In the coming weeks, retail sales will grow only about 20%, pizza sales might be up slightly, and other foodservice sales are down 80% to 90%, he said.

He expects domestic cheese consumption to be down 21% in April. That’s a decrease of 214 million pounds and equivalent to 2.1 billion pounds of milk, which means the U.S. will have an excess of 1,100 tankers of milk a day, he said.

The industry has moved to the next phase in the situation, with dairy cooperatives asking producers to reduce milk production and figuring out the cost share for dumped milk, he said.

“It’s some pretty serious financial challenges going on,” he said.

If the dairy farm sector and cheese processors suffer large financial damages, it’ll take a long time to recover, he said.

Officials in Washington, D.C., are being lobbied hard for such things as assistance for exports, government purchases, direct payments to dairy farmers and reimbursement for dumped milk, he said.

It would cost $300 million a month to compensate dairy farmers for dumped milk, he said.

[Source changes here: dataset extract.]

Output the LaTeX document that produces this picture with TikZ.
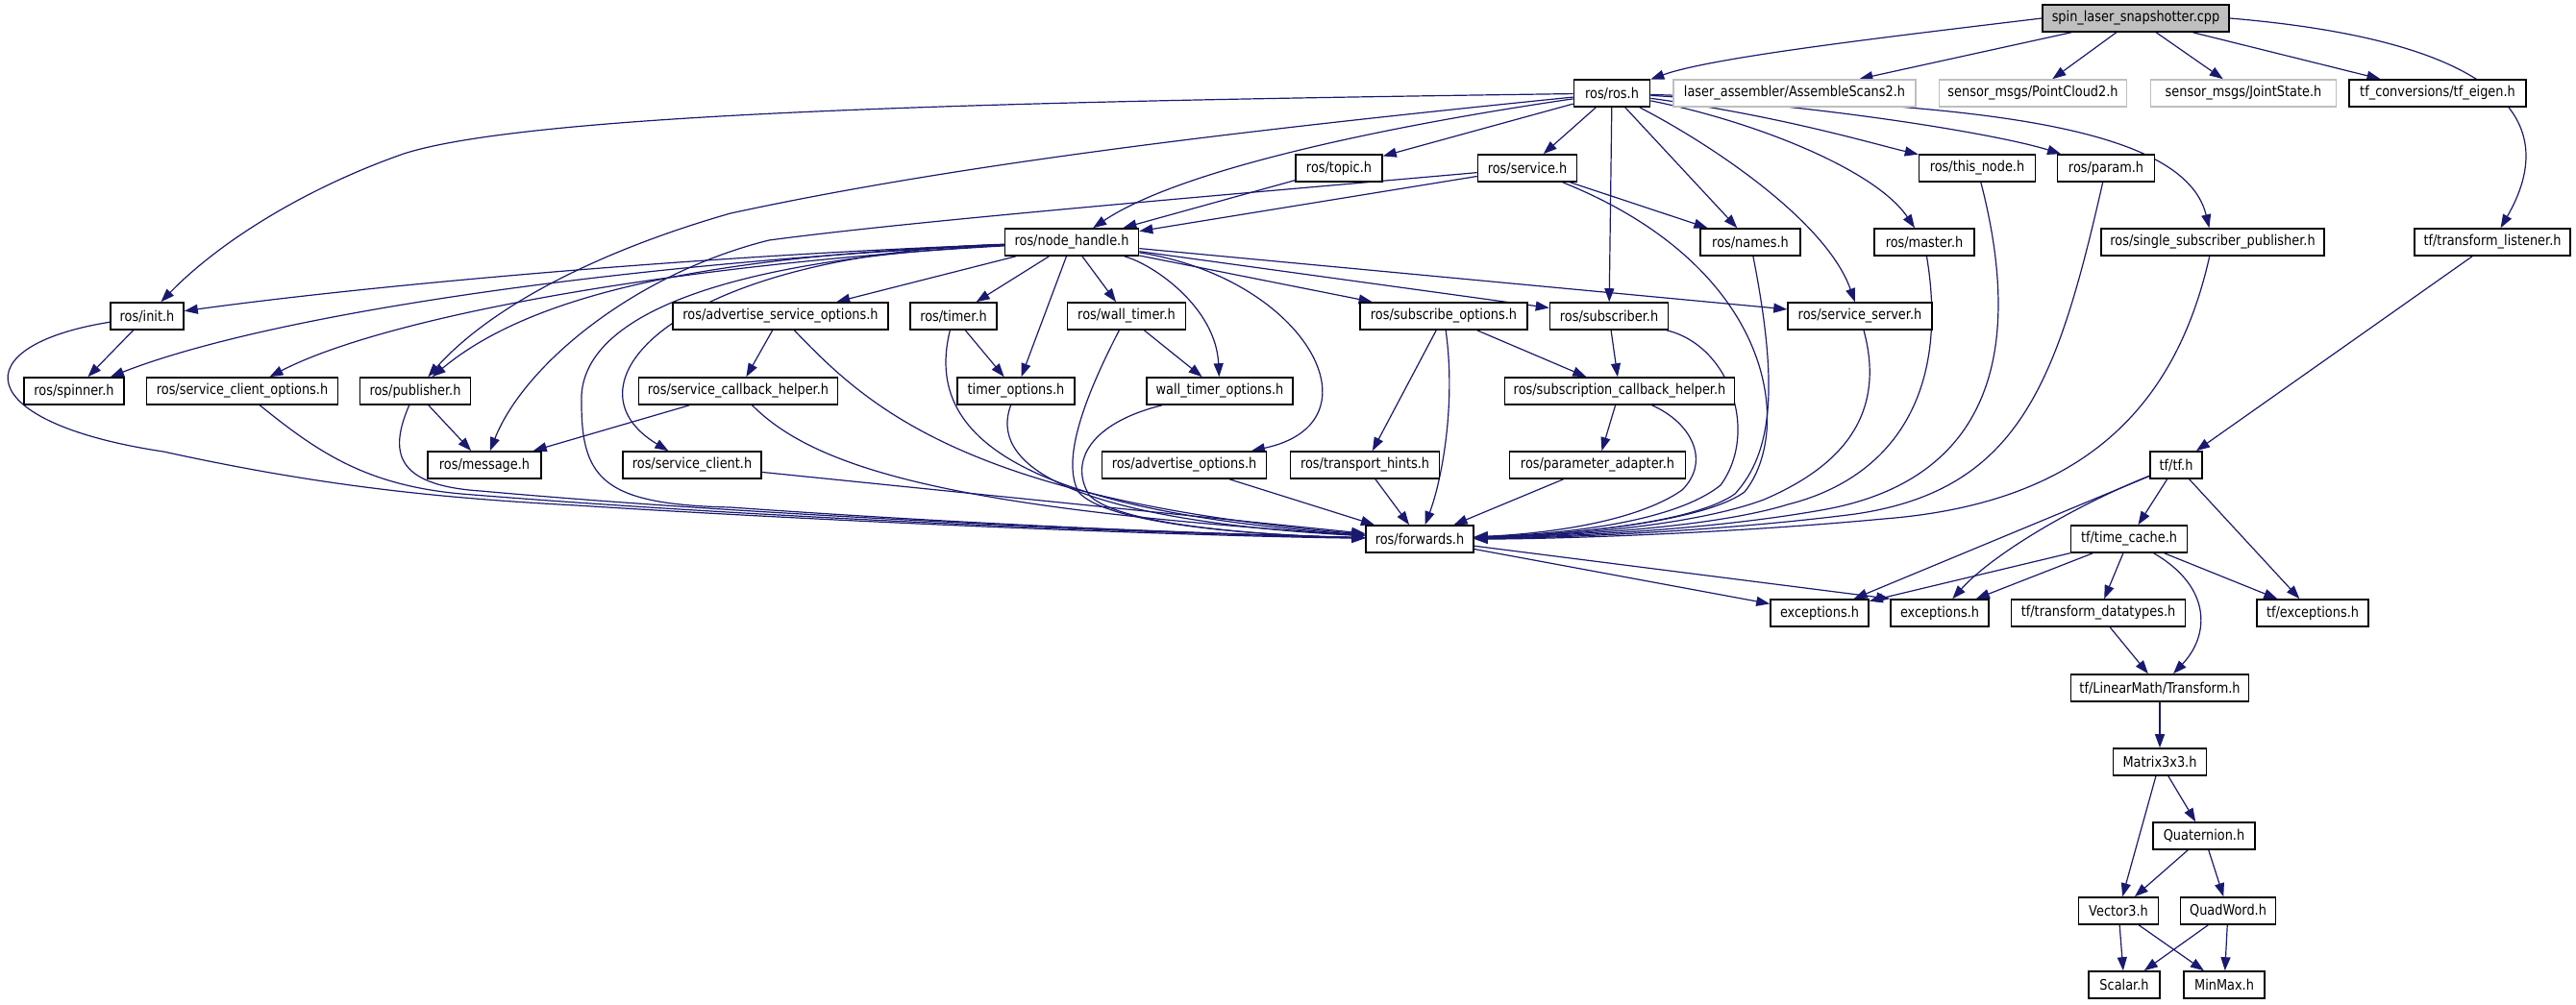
\documentclass[tikz,border=0pt]{standalone}
\usepackage{fontspec}
\newfontfamily\nodefont{DejaVu Sans}[FakeStretch=0.86]
\usetikzlibrary{arrows.meta}
\pgfdeclarelayer{edgelayer}
\pgfsetlayers{edgelayer,main}
\definecolor{edgec}{HTML}{191970}
\definecolor{grayb}{HTML}{BFBFBF}
\tikzset{
  hnode/.style={draw=black, line width=0.8pt, fill=white, minimum height=14pt, inner sep=0pt, font=\nodefont\fontsize{7.5}{9}\selectfont},
  gnode/.style={hnode, draw=grayb},
  rootnode/.style={hnode, fill=grayb},
  edge/.style={draw=edgec, line width=0.6pt, -{Triangle[length=7pt,width=5pt]}},
}
\begin{document}
\begin{tikzpicture}[x=0.5pt, y=-0.5pt]
\useasboundingbox (0,0) rectangle (2680,1045);
% row 0
\node[rootnode, minimum width=97pt] (spin) at (2222,19) {spin\_laser\_snapshotter.cpp};
% row 1
\node[hnode, minimum width=39.5pt] (rosh) at (1677,97) {ros/ros.h};
\node[gnode, minimum width=126pt] (laser) at (1867,97) {laser\_assembler/AssembleScans2.h};
\node[gnode, minimum width=97.5pt] (pc2) at (2115,97) {sensor\_msgs/PointCloud2.h};
\node[gnode, minimum width=96.5pt] (js) at (2334,97) {sensor\_msgs/JointState.h};
\node[hnode, minimum width=92pt] (tfconv) at (2536,97) {tf\_conversions/tf\_eigen.h};
% row 2
\node[hnode, minimum width=45pt] (topic) at (1393,175) {ros/topic.h};
\node[hnode, minimum width=51.5pt] (service) at (1589,175) {ros/service.h};
\node[hnode, minimum width=60.5pt] (thisnode) at (2057,175) {ros/this\_node.h};
\node[hnode, minimum width=50.5pt] (param) at (2191,175) {ros/param.h};
% row 3
\node[hnode, minimum width=69.5pt] (nh) at (1115,252) {ros/node\_handle.h};
\node[hnode, minimum width=52pt] (names) at (1821,252) {ros/names.h};
\node[hnode, minimum width=52pt] (master) at (2002,252) {ros/master.h};
\node[hnode, minimum width=116pt] (single) at (2302,252) {ros/single\_subscriber\_publisher.h};
\node[hnode, minimum width=81pt] (tl) at (2593,252) {tf/transform\_listener.h};
% row 4
\node[hnode, minimum width=38pt] (init) at (153,329) {ros/init.h};
\node[hnode, minimum width=112pt] (aso) at (812,329) {ros/advertise\_service\_options.h};
\node[hnode, minimum width=45pt] (timer) at (992,329) {ros/timer.h};
\node[hnode, minimum width=61.5pt] (walltimer) at (1172,329) {ros/wall\_timer.h};
\node[hnode, minimum width=87pt] (subopt) at (1502,329) {ros/subscribe\_options.h};
\node[hnode, minimum width=61.5pt] (subscriber) at (1674,329) {ros/subscriber.h};
\node[hnode, minimum width=75pt] (sserver) at (1935,329) {ros/service\_server.h};
% row 5
\node[hnode, minimum width=52pt] (spinner) at (77,407) {ros/spinner.h};
\node[hnode, minimum width=99.5pt] (sco) at (252,407) {ros/service\_client\_options.h};
\node[hnode, minimum width=57.5pt] (publisher) at (432,407) {ros/publisher.h};
\node[hnode, minimum width=103.5pt] (sch) at (768,407) {ros/service\_callback\_helper.h};
\node[hnode, minimum width=61pt] (timeropt) at (1057,407) {timer\_options.h};
\node[hnode, minimum width=76pt] (wto) at (1269,407) {wall\_timer\_options.h};
\node[hnode, minimum width=119.5pt] (sbch) at (1685,407) {ros/subscription\_callback\_helper.h};
% row 6
\node[hnode, minimum width=59pt] (message) at (504,484) {ros/message.h};
\node[hnode, minimum width=72pt] (sclient) at (720,484) {ros/service\_client.h};
\node[hnode, minimum width=85.5pt] (advopt) at (1232,484) {ros/advertise\_options.h};
\node[hnode, minimum width=77.5pt] (thints) at (1420,484) {ros/transport\_hints.h};
\node[hnode, minimum width=91.5pt] (padapter) at (1662,484) {ros/parameter\_adapter.h};
\node[hnode, minimum width=27pt] (tftf) at (2264,484) {tf/tf.h};
% row 7
\node[hnode, minimum width=56pt] (forwards) at (1477,561) {ros/forwards.h};
\node[hnode, minimum width=60.5pt] (timecache) at (2215,561) {tf/time\_cache.h};
% row 8
\node[hnode, minimum width=51pt] (exca) at (1893,638) {exceptions.h};
\node[hnode, minimum width=51pt] (excb) at (2018,638) {exceptions.h};
\node[hnode, minimum width=90.5pt] (tdt) at (2183,638) {tf/transform\_datatypes.h};
\node[hnode, minimum width=58pt] (tfexc) at (2406,638) {tf/exceptions.h};
% rows 9-13
\node[hnode, minimum width=92.5pt] (transform) at (2247,716) {tf/LinearMath/Transform.h};
\node[hnode, minimum width=48.5pt] (matrix) at (2247,793) {Matrix3x3.h};
\node[hnode, minimum width=53pt] (quat) at (2293,870) {Quaternion.h};
\node[hnode, minimum width=41.5pt] (vector) at (2204,948) {Vector3.h};
\node[hnode, minimum width=49.5pt] (quadword) at (2318,948) {QuadWord.h};
\node[hnode, minimum width=37pt] (scalar) at (2210,1025) {Scalar.h};
\node[hnode, minimum width=42pt] (minmax) at (2314,1025) {MinMax.h};

\begin{pgfonlayer}{edgelayer}
% ---- edges from root
\draw[edge] (spin.west) .. controls (1950,40) and (1780,60) .. (rosh);
\draw[edge] (spin) -- (laser);
\draw[edge] (spin) -- (pc2);
\draw[edge] (spin) -- (js);
\draw[edge] (spin) -- (tfconv);
\draw[edge] (spin.east) .. controls (2570,40) and (2675,110) .. (tl);

% ---- edges from ros.h
\draw[edge] (rosh) .. controls (1100,105) and (560,115) .. (420,160) .. controls (320,195) and (230,250) .. (init);
\draw[edge] (rosh) .. controls (1300,135) and (1000,170) .. (760,222) .. controls (620,262) and (510,320) .. (publisher);
\draw[edge] (rosh) -- (topic);
\draw[edge] (rosh) .. controls (1450,130) and (1230,175) .. (nh);
\draw[edge] (rosh) -- (service);
\draw[edge] (rosh) -- (subscriber);
\draw[edge] (rosh) -- (names);
\draw[edge] (rosh) .. controls (1820,125) and (1950,175) .. (master);
\draw[edge] (rosh) .. controls (1780,150) and (1900,230) .. (sserver);
\draw[edge] (rosh) .. controls (1850,120) and (1950,150) .. (thisnode);
\draw[edge] (rosh) .. controls (1900,110) and (2080,140) .. (param);
\draw[edge] (rosh) .. controls (2000,108) and (2270,120) .. (single);

% ---- topic, service
\draw[edge] (topic) -- (nh);
\draw[edge] (service) -- (nh);
\draw[edge] (service) .. controls (1250,205) and (950,230) .. (800,250) .. controls (660,285) and (545,380) .. (message);
\draw[edge] (service) -- (names);
\draw[edge] (service) .. controls (1850,280) and (1865,450) .. (1815,512) .. controls (1770,545) and (1620,557) .. (forwards);

% ---- node_handle
\draw[edge] (nh) .. controls (750,265) and (400,295) .. (init);
\draw[edge] (nh) .. controls (700,270) and (300,320) .. (spinner);
\draw[edge] (nh) .. controls (700,275) and (400,330) .. (sco);
\draw[edge] (nh) .. controls (760,265) and (560,300) .. (publisher);
\draw[edge] (nh) .. controls (700,265) and (580,400) .. (sclient);
\draw[edge] (nh) .. controls (750,270) and (600,330) .. (605,420) .. controls (605,500) and (630,525) .. (760,528) .. controls (1000,545) and (1250,556) .. (forwards);
\draw[edge] (nh) -- (aso);
\draw[edge] (nh) -- (timer);
\draw[edge] (nh) -- (timeropt);
\draw[edge] (nh) -- (walltimer);
\draw[edge] (nh) .. controls (1200,275) and (1265,320) .. (wto);
\draw[edge] (nh) .. controls (1360,290) and (1440,440) .. (advopt);
\draw[edge] (nh) -- (subopt);
\draw[edge] (nh) -- (subscriber);
\draw[edge] (nh) -- (sserver);

% ---- left side into forwards
\draw[edge] (init) -- (spinner);
\draw[edge] (init) .. controls (-40,360) and (-30,440) .. (170,470) .. controls (330,505) and (450,518) .. (600,526) .. controls (900,545) and (1250,558) .. (forwards);
\draw[edge] (sco) .. controls (330,470) and (380,505) .. (480,514) .. controls (800,540) and (1200,555) .. (forwards);
\draw[edge] (publisher) -- (message);
\draw[edge] (publisher) .. controls (405,470) and (410,505) .. (500,511) .. controls (800,538) and (1200,554) .. (forwards);
\draw[edge] (aso) -- (sch);
\draw[edge] (aso) .. controls (900,420) and (1000,520) .. (forwards);
\draw[edge] (sch) -- (message);
\draw[edge] (sch) .. controls (850,490) and (1000,530) .. (forwards);
\draw[edge] (sclient) -- (forwards);
\draw[edge] (timer) -- (timeropt);
\draw[edge] (timer) .. controls (962,450) and (1050,530) .. (forwards);
\draw[edge] (timeropt) .. controls (1030,480) and (1100,540) .. (forwards);
\draw[edge] (walltimer) -- (wto);
\draw[edge] (walltimer) .. controls (1125,420) and (1105,480) .. (1122,512) .. controls (1150,545) and (1300,557) .. (forwards);
\draw[edge] (wto) .. controls (1135,440) and (1112,480) .. (1133,515) .. controls (1160,545) and (1300,557) .. (forwards);
\draw[edge] (advopt) -- (forwards);
\draw[edge] (subopt) -- (thints);
\draw[edge] (subopt) -- (sbch);
\draw[edge] (subopt) .. controls (1515,420) and (1500,500) .. (forwards);
\draw[edge] (thints) -- (forwards);

% ---- right side into forwards
\draw[edge] (subscriber) .. controls (1800,360) and (1830,450) .. (1790,505) .. controls (1740,545) and (1620,556) .. (forwards);
\draw[edge] (subscriber) -- (sbch);
\draw[edge] (sbch) -- (padapter);
\draw[edge] (sbch) .. controls (1760,440) and (1780,480) .. (1750,510) .. controls (1700,545) and (1600,556) .. (forwards);
\draw[edge] (padapter) -- (forwards);
\draw[edge] (names) .. controls (1850,400) and (1845,470) .. (1805,514) .. controls (1760,546) and (1620,557) .. (forwards);
\draw[edge] (sserver) .. controls (1965,440) and (1905,490) .. (1835,520) .. controls (1760,548) and (1620,558) .. (forwards);
\draw[edge] (master) .. controls (2030,420) and (1960,500) .. (1860,525) .. controls (1780,550) and (1620,558) .. (forwards);
\draw[edge] (thisnode) .. controls (2110,380) and (2060,500) .. (1900,530) .. controls (1780,552) and (1620,559) .. (forwards);
\draw[edge] (param) .. controls (2140,400) and (2100,510) .. (1930,535) .. controls (1790,553) and (1620,560) .. (forwards);
\draw[edge] (single) .. controls (2260,440) and (2150,525) .. (1960,540) .. controls (1800,555) and (1620,561) .. (forwards);

% ---- forwards and tf
\draw[edge] (forwards) -- (exca);
\draw[edge] (forwards) -- (excb.north west);
\draw[edge] (tl) -- (tftf);
\draw[edge] (tftf) -- (exca);
\draw[edge] (tftf) .. controls (2150,530) and (2070,580) .. (excb);
\draw[edge] (tftf) -- (timecache);
\draw[edge] (tftf) -- (tfexc);
\draw[edge] (timecache) -- (exca);
\draw[edge] (timecache) -- (excb);
\draw[edge] (timecache) -- (tdt);
\draw[edge] (timecache) -- (tfexc);
\draw[edge] (timecache) .. controls (2300,610) and (2300,660) .. (transform);
\draw[edge] (tdt) -- (transform);
\draw[edge] (transform) -- (matrix);
\draw[edge] (matrix) -- (vector);
\draw[edge] (matrix) -- (quat);
\draw[edge] (quat) -- (vector);
\draw[edge] (quat) -- (quadword);
\draw[edge] (vector) -- (scalar);
\draw[edge] (vector) -- (minmax);
\draw[edge] (quadword) -- (scalar);
\draw[edge] (quadword) -- (minmax);
\end{pgfonlayer}
\end{tikzpicture}
\end{document}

The $2 trillion stimulus package can go a long way in helping, but the government hasn’t announced any decisions yet.

It’s a near certainty USDA is going to intervene, but no one knows yet details, he said.

Nothing is going to change the current situation until restaurants are back in business or the government takes action on assistance.

“We haven’t yet seen a light at the end of the tunnel,” he said.